**** Dataset content ****

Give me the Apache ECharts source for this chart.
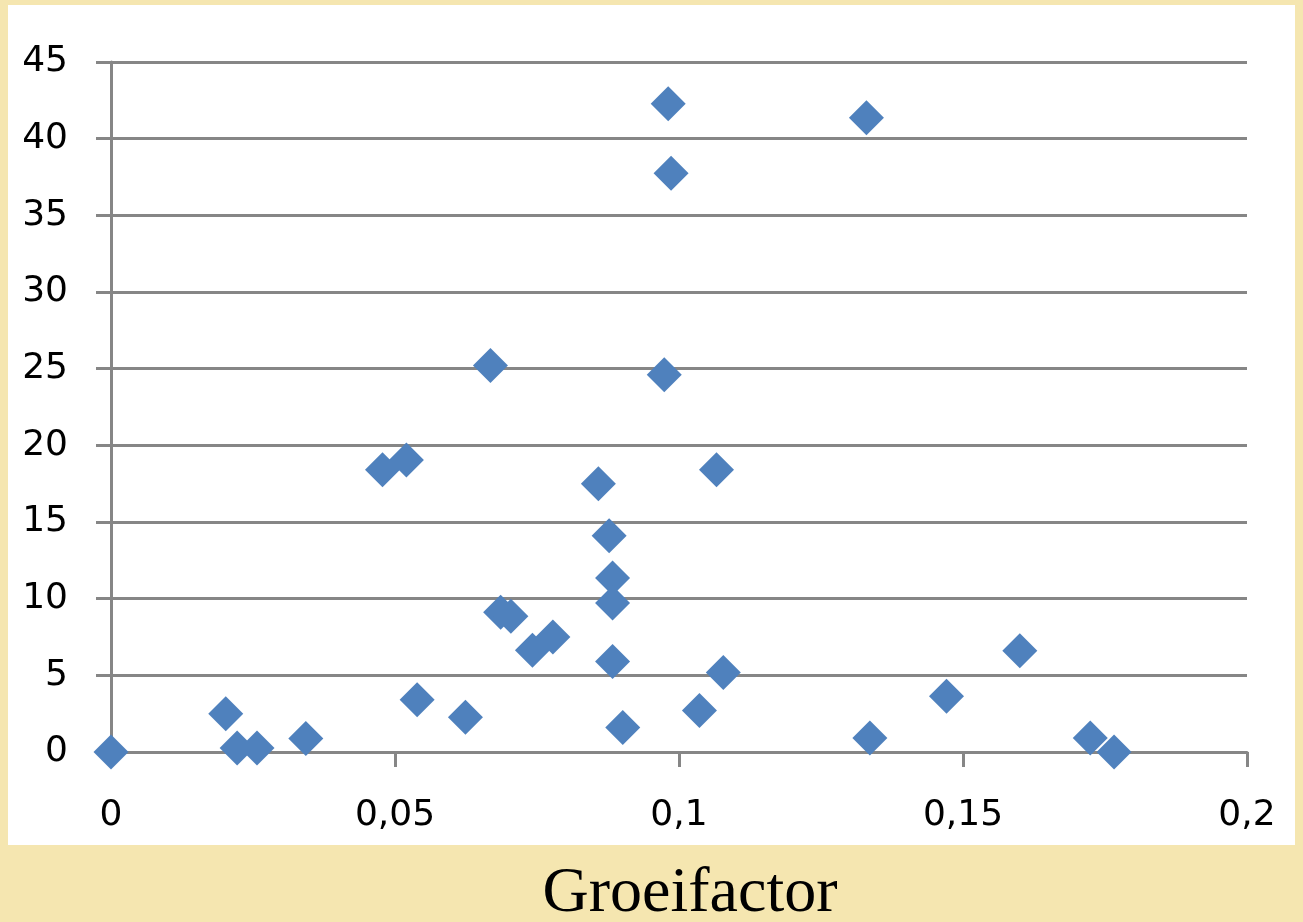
<!DOCTYPE html>
<html>
<head>
<meta charset="utf-8">
<title>Groeifactor</title>
<script src="https://cdn.jsdelivr.net/npm/echarts@6/dist/echarts.min.js"></script>
<style>
  html, body { margin: 0; padding: 0; background: #f5e6b0; }
  #chart { width: 1303px; height: 922px; }
</style>
</head>
<body>
<div id="chart"></div>
<script>
// groeifactor (x) tegen waarde (y)
var groeifactor = [0, 0.0202, 0.0222, 0.0257, 0.0343, 0.0478, 0.0520, 0.0539, 0.0624, 0.0668,
  0.0686, 0.0704, 0.0742, 0.0778, 0.0858, 0.0877, 0.0883, 0.0883, 0.0883, 0.0901,
  0.0974, 0.0981, 0.0986, 0.1036, 0.1066, 0.1078, 0.1330, 0.1336, 0.1471, 0.1600,
  0.1724, 0.1766];
var waarde = [0, 2.5, 0.26, 0.26, 0.88, 18.4, 19.05, 3.41, 2.26, 25.2,
  9.11, 8.85, 6.63, 7.5, 17.5, 14.1, 11.35, 9.72, 5.91, 1.6,
  24.6, 42.27, 37.74, 2.71, 18.4, 5.19, 41.36, 0.91, 3.63, 6.61,
  0.91, 0];
var xTicks = { min: 0, max: 0.2, interval: 0.05 };
var yTicks = { min: 0, max: 45, interval: 5 };

var punten = [];
for (var i = 0; i < groeifactor.length; i++) {
  punten.push([groeifactor[i], waarde[i]]);
}

var myChart = echarts.init(document.getElementById('chart'));
var option = {
  backgroundColor: '#f5e6b0',
  animation: false,
  graphic: [
    { // witte plotvlak-achtergrond
      type: 'rect', z: -10,
      shape: { x: 8, y: 5, width: 1287, height: 840 },
      style: { fill: '#ffffff' }
    },
    {
      type: 'text', z: 10,
      x: 690, y: 894,
      style: {
        text: 'Groeifactor',
        font: '64px "Liberation Serif", serif',
        fill: '#000000',
        textAlign: 'center',
        textVerticalAlign: 'middle'
      }
    }
  ],
  grid: { left: 111, right: 56, top: 62, bottom: 170 },
  xAxis: {
    type: 'value',
    min: xTicks.min, max: xTicks.max, interval: xTicks.interval,
    axisLine: { show: true, onZero: false, lineStyle: { color: '#868686', width: 3 } },
    axisTick: { show: true, length: 15, lineStyle: { color: '#868686', width: 3 } },
    splitLine: { show: false },
    axisLabel: {
      margin: 46,
      color: '#000',
      fontFamily: 'DejaVu Sans',
      fontSize: 36,
      formatter: function (v) { return String(+v.toFixed(2)).replace('.', ','); }
    }
  },
  yAxis: {
    type: 'value',
    min: yTicks.min, max: yTicks.max, interval: yTicks.interval,
    axisLine: { show: true, lineStyle: { color: '#868686', width: 3 } },
    axisTick: { show: true, length: 15, lineStyle: { color: '#868686', width: 3 } },
    splitLine: { show: true, lineStyle: { color: '#868686', width: 3 } },
    axisLabel: {
      margin: 43,
      color: '#000',
      fontFamily: 'DejaVu Sans',
      fontSize: 36
    }
  },
  series: [{
    type: 'scatter',
    data: punten,
    symbol: 'diamond',
    symbolSize: 35,
    itemStyle: { color: '#4f81bd', opacity: 1 }
  }]
};
myChart.setOption(option);
</script>
</body>
</html>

****

Instructions for the task.
Reproduce exactly the run of lines that opens the listing and closes with the line holding "45, interval: 5". Pictures are excluded.

Exercise answer.
Give me the Apache ECharts source for this chart.
<!DOCTYPE html>
<html>
<head>
<meta charset="utf-8">
<title>Groeifactor</title>
<script src="https://cdn.jsdelivr.net/npm/echarts@6/dist/echarts.min.js"></script>
<style>
  html, body { margin: 0; padding: 0; background: #f5e6b0; }
  #chart { width: 1303px; height: 922px; }
</style>
</head>
<body>
<div id="chart"></div>
<script>
// groeifactor (x) tegen waarde (y)
var groeifactor = [0, 0.0202, 0.0222, 0.0257, 0.0343, 0.0478, 0.0520, 0.0539, 0.0624, 0.0668,
  0.0686, 0.0704, 0.0742, 0.0778, 0.0858, 0.0877, 0.0883, 0.0883, 0.0883, 0.0901,
  0.0974, 0.0981, 0.0986, 0.1036, 0.1066, 0.1078, 0.1330, 0.1336, 0.1471, 0.1600,
  0.1724, 0.1766];
var waarde = [0, 2.5, 0.26, 0.26, 0.88, 18.4, 19.05, 3.41, 2.26, 25.2,
  9.11, 8.85, 6.63, 7.5, 17.5, 14.1, 11.35, 9.72, 5.91, 1.6,
  24.6, 42.27, 37.74, 2.71, 18.4, 5.19, 41.36, 0.91, 3.63, 6.61,
  0.91, 0];
var xTicks = { min: 0, max: 0.2, interval: 0.05 };
var yTicks = { min: 0, max: 45, interval: 5 };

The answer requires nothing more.